Jusqu’à présent les investisseurs n’y croyaient pas trop à cette guerre, car si la Russie peut nous faire mal avec son gaz, elle a encore plus à perdre que nous dans cette guerre. Mais voilà, au fil des déclarations des uns et des autres, les investisseurs se disent que Vladimir Poutine pourrait agir de manière irrationnelle. Autrement dit, la Bourse intègre aujourd’hui le danger d’une guerre dans les cours.

Le raisonnement est le suivant : si une action militaire devait avoir lieu, cela provoquera automatiquement des sanctions économiques contre la Russie, et cette dernière rétorquera en coupant son approvisionnement en gaz pour l’Europe. Ce serait une catastrophe pour l’industrie européenne. Le pétrole risquerait aussi de passer la barre des 100 dollars le baril. Tous ces chocs alimenteraient encore plus l’inflation, cela alourdirait la facture énergétique des entreprises qui n’en ont pas besoin en ce moment. Quant aux particuliers – vous et moi – on se retrouverait avec des prix à la pompe exorbitants, à un moment où les ménages se débattent pour préserver leur pouvoir d’achat.

Voilà en résumé les risques d’engrenage qu’anticipe la Bourse. Pourtant, encore une fois, la Russie a plus à perdre que nous dans une guerre. Si elle a une armée importante, la Russie est un nain économique. C’est la 11e puissance économique, son PIB est tout juste supérieur à celui de l’Espagne et en termes de richesse par habitant, la Russie se classe à la 65e position mondiale. Sachez aussi que le secteur énergétique russe ne peut pas fonctionner sans la technologie des entreprises occidentales. Même la défense russe importe encore 30% de son électronique de pointe d’Europe.

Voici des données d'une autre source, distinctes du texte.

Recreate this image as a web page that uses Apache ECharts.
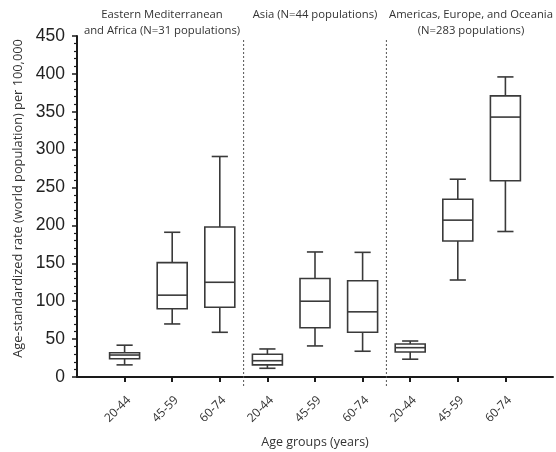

Selon les experts, s’il y a une offensive russe contre l’Ukraine, elle sera précédée d’une cyberattaque de très grande ampleur pour bloquer l’économie ukrainienne et notamment son système bancaire et désorganiser ses services publics. Sachez aussi, et on en parle peu, que la Chine regarde tout ça avec plus d’intérêt que les autres pays. Comme vous le savez, la Chine estime que Taiwan fait partie de son territoire national malgré son indépendance. Or, un traité de défense lie Taiwan aux Etats-Unis. En clair, en cas d’invasion de Taiwan, les Américains sont en principe obligés de riposter. Je vous en parle parce que 60% des importations européennes de semi-conducteurs viennent de Taïwan. Et si demain Taïwan n’était plus en mesure d’exporter, en trois semaines l’ensemble des usines du monde s’arrêterait a prévenu le commissaire européen Thierry Breton.

Ca veut dire quoi ? Ca veut que si on ne meurt pas aujourd’hui pour Kiev, il faudra peut-être le faire demain pour Taïwan comme l’indiquent mes confrères du Monde.